INFORMATION GIVEN |
..............................
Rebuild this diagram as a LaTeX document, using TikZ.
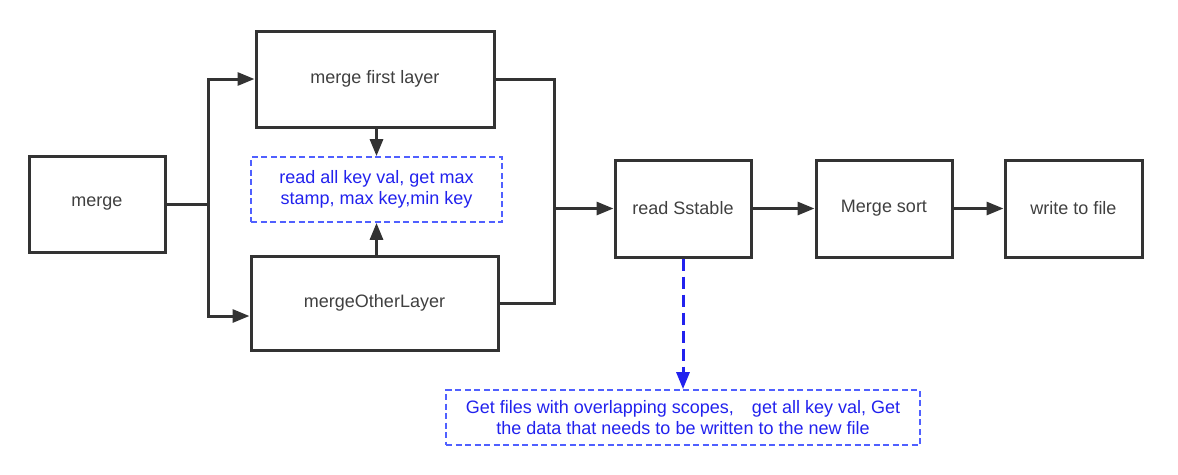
\documentclass[tikz,border=0pt]{standalone}
\usepackage{fontspec}
\setmainfont{Liberation Sans}
\usetikzlibrary{arrows.meta,calc}
\definecolor{ln}{HTML}{333333}
\definecolor{tx}{HTML}{404040}
\definecolor{bt}{HTML}{2222EE}
\definecolor{bb}{HTML}{5060FF}
\begin{document}
\begin{tikzpicture}[x=1pt,y=-1pt,
  box/.style={draw=ln,line width=3pt,rectangle,inner sep=0pt,text=tx,font=\fontsize{18}{22}\selectfont},
  note/.style={draw=bb,line width=1.8pt,dash pattern=on 6pt off 3.5pt,rectangle,inner sep=0pt,text=bt,align=center,font=\fontsize{18}{21}\selectfont},
  conn/.style={draw=ln,line width=3pt},
  arr/.style={conn,-{Triangle[length=17pt,width=13pt]}},
  barr/.style={draw=bt,line width=3pt,dash pattern=on 12pt off 6pt,-{Triangle[length=17pt,width=13pt]}}]
\useasboundingbox (0,0) rectangle (1178,474);
\fill[white] (0,0) rectangle (1178,474);
\node[box,minimum width=136pt,minimum height=96pt] (merge) at (97,204) {merge};
\node[box,minimum width=238pt,minimum height=96pt] (mfl) at (375,79) {merge first layer};
\node[note,minimum width=251pt,minimum height=65pt] (rd) at (376.5,189.5) {read all key val, get max\\stamp, max key,min key};
\node[box,minimum width=247pt,minimum height=94pt] (mol) at (374.5,303) {mergeOtherLayer};
\node[box,minimum width=136pt,minimum height=97pt] (rs) at (683,208.5) {read Sstable};
\node[box,minimum width=136pt,minimum height=97pt] (ms) at (884,208.5) {Merge sort};
\node[box,minimum width=137pt,minimum height=97pt] (wf) at (1073.5,208.5) {write to file};
\node[note,minimum width=474pt,minimum height=55pt] (gf) at (683,417.5) {Get files with overlapping scopes,\quad get all key val, Get\\the data that needs to be written to the new file};
\coordinate (tl) at (208,204);
\coordinate (tr) at (554,208.5);
\coordinate (molin) at ($(mol.west)+(0,13)$);
\draw[conn] (merge.east) -- (tl);
\draw[arr] (tl) |- (mfl.west);
\draw[arr] (tl) |- (molin);
\draw[conn] (mfl.east) -| (tr);
\draw[conn] (mol.east) -| (tr);
\draw[arr] (tr) -- (rs.west);
\draw[arr] (mfl.south -| rd.north) -- (rd.north);
\draw[arr] (mol.north -| rd.south) -- (rd.south);
\draw[arr] (rs.east) -- (ms.west);
\draw[arr] (ms.east) -- (wf.west);
\draw[barr] (rs.south) -- (gf.north);
\end{tikzpicture}
\end{document}
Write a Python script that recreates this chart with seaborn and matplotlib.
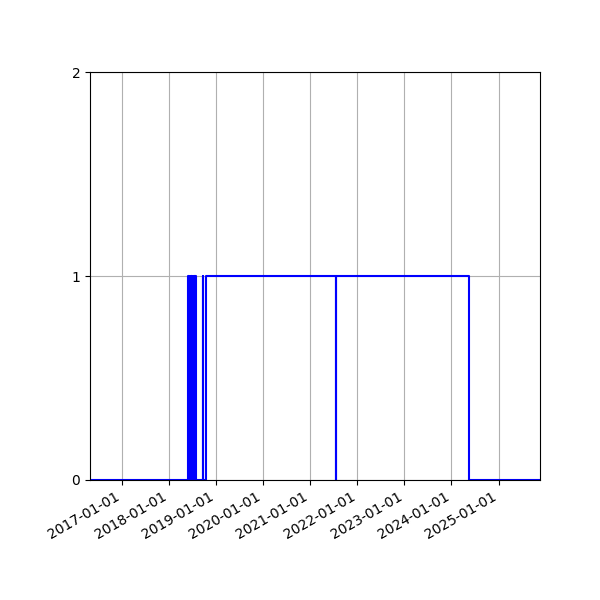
import matplotlib
matplotlib.use("Agg")
import matplotlib.pyplot as plt
import matplotlib.dates as mdates
import seaborn as sns
import pandas as pd

change_dates = [
    "2016-04-28",
    "2018-05-30", "2018-06-02", "2018-06-05", "2018-06-08", "2018-06-11",
    "2018-06-14", "2018-06-17", "2018-06-20", "2018-06-23", "2018-06-26",
    "2018-06-29", "2018-07-02", "2018-07-05", "2018-07-08", "2018-07-11",
    "2018-07-14", "2018-07-17", "2018-07-20", "2018-07-23", "2018-07-26",
    "2018-09-21", "2018-09-23",
    "2018-10-13",
    "2021-07-18", "2021-07-22",
    "2024-05-17",
    "2025-11-18",
]
states = [
    0,
    1, 0, 1, 0, 1,
    0, 1, 0, 1, 0,
    1, 0, 1, 0, 1,
    0, 1, 0, 1, 0,
    1, 0,
    1,
    0, 1,
    0,
    0,
]
y_ticks = [0, 1, 2]

df = pd.DataFrame({"date": pd.to_datetime(change_dates), "state": states})

fig, ax = plt.subplots(figsize=(6, 6), dpi=100)
sns.lineplot(data=df, x="date", y="state", drawstyle="steps-post",
             color="blue", linewidth=1.5, estimator=None, ax=ax)
ax.set_xlim(df["date"].iloc[0], df["date"].iloc[-1])
ax.set_ylim(0, 2)
ax.set_yticks(y_ticks)
ax.xaxis.set_major_locator(mdates.YearLocator())
ax.xaxis.set_major_formatter(mdates.DateFormatter("%Y-%m-%d"))
ax.grid(True)
ax.set_xlabel("")
ax.set_ylabel("")
fig.autofmt_xdate()
fig.subplots_adjust(left=0.15, right=0.9, bottom=0.2, top=0.88)
fig.savefig("out.png", dpi=100)
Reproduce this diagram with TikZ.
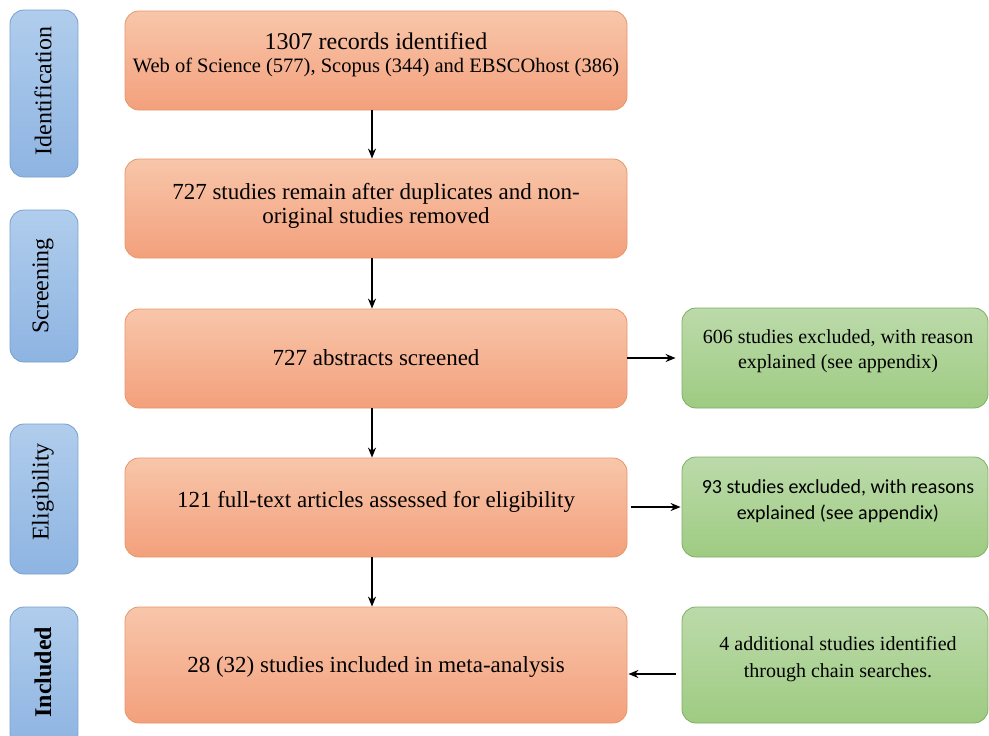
\documentclass[tikz,border=0pt]{standalone}
\usepackage{fontspec}
\setmainfont{Liberation Serif}
\newfontfamily\calib{Carlito}
\usetikzlibrary{arrows.meta}
\definecolor{orTop}{RGB}{248,198,170}
\definecolor{orBot}{RGB}{243,160,124}
\definecolor{orLine}{RGB}{232,150,105}
\definecolor{grTop}{RGB}{188,218,170}
\definecolor{grBot}{RGB}{158,203,130}
\definecolor{grLine}{RGB}{125,175,95}
\definecolor{blTop}{RGB}{176,205,236}
\definecolor{blBot}{RGB}{142,180,226}
\definecolor{blLine}{RGB}{120,160,205}
\newcommand{\mylines}[3]{\fontsize{#1}{#2}\selectfont\begin{tabular}{@{}c@{}}#3\end{tabular}}
\begin{document}
\begin{tikzpicture}[x=1pt,y=-1pt,
  box/.style={rounded corners=14pt, line width=0.8pt, inner sep=0pt},
  obox/.style={box, draw=orLine, top color=orTop, bottom color=orBot, minimum width=502pt},
  gbox/.style={box, draw=grLine, top color=grTop, bottom color=grBot, minimum width=306pt},
  bbox/.style={box, draw=blLine, top color=blTop, bottom color=blBot, minimum width=68pt},
  txt/.style={inner sep=0pt},
  phase/.style={rotate=90, font=\fontsize{24}{26}\selectfont, inner sep=0pt},
  arr/.style={-{Stealth[length=10pt,width=8pt]}, line width=1.5pt, black}
]
\clip (0,0) rectangle (989,736);
\fill[white] (0,0) rectangle (989,736);

% phase boxes
\node[bbox, minimum height=167pt] (l1) at (44,93.5) {};
\node[bbox, minimum height=152pt] (l2) at (44,286) {};
\node[bbox, minimum height=150pt] (l3) at (44,499) {};
\node[bbox, minimum height=140pt] (l4) at (44,677) {};
\node[phase] (p1) at (43,91) {Identification};
\node[phase] (p2) at (43,286) {Screening};
\node[phase] (p3) at (43,492) {Eligibility};
\node[phase, font=\fontsize{24}{26}\selectfont\bfseries] (p4) at (43,672) {Included};

% main boxes
\node[obox, minimum height=99pt] (b1) at (376,60.5) {};
\node[obox, minimum height=99pt] (b2) at (376,208.5) {};
\node[obox, minimum height=99pt] (b3) at (376,358.5) {};
\node[obox, minimum height=99pt] (b4) at (376,507.5) {};
\node[obox, minimum height=116pt] (b5) at (376,665) {};

\node[txt] (t1) at (376,56)
  {\mylines{20.5}{23}{\fontsize{24}{23}\selectfont 1307 records identified\\
   Web of Science (577), Scopus (344) and EBSCOhost (386)}};
\node[txt] (t2) at (376,207) {\mylines{23}{24}{727 studies remain after duplicates and non-\\original studies removed}};
\node[txt] (t3) at (376,361) {\mylines{23}{24}{727 abstracts screened}};
\node[txt] (t4) at (376,503) {\mylines{23}{24}{121 full-text articles assessed for eligibility}};
\node[txt] (t5) at (376,668) {\mylines{23}{24}{28 (32) studies included in meta-analysis}};

% side boxes
\node[gbox, minimum height=100pt] (g1) at (835,358) {};
\node[gbox, minimum height=100pt] (g2) at (835,507) {};
\node[gbox, minimum height=116pt] (g3) at (835,665) {};
\node[txt] (s1) at (838,351) {\mylines{20}{25}{606 studies excluded, with reason\\explained (see appendix)}};
\node[txt] (s2) at (838,501) {\calib\mylines{20}{26}{93 studies excluded, with reasons\\explained (see appendix)}};
\node[txt] (s3) at (838,659) {\mylines{20}{27}{4 additional studies identified\\through chain searches.}};

% connectors
\draw[arr] ([xshift=-4pt]b1.south) -- ([xshift=-4pt]b2.north);
\draw[arr] ([xshift=-4pt]b2.south) -- ([xshift=-4pt]b3.north);
\draw[arr] ([xshift=-4pt]b3.south) -- ([xshift=-4pt]b4.north);
\draw[arr] ([xshift=-4pt]b4.south) -- ([xshift=-4pt]b5.north);
\draw[arr, shorten >=6pt] ([yshift=0.5pt]b3.east) -- ([yshift=0.5pt]b3.east -| g1.west);
\draw[arr, shorten <=4pt, shorten >=1pt] ([yshift=0.5pt]b4.east) -- ([yshift=0.5pt]b4.east -| g2.west);
\draw[arr, shorten <=6pt, shorten >=1pt] ([yshift=-9pt]g3.west) -- ([yshift=-9pt]g3.west -| b5.east);
\end{tikzpicture}
\end{document}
..............................
STATED EXERCISE | Among the lines of the material above, how many include the string "diagram"? Report only that number.

FINAL ANSWER | 2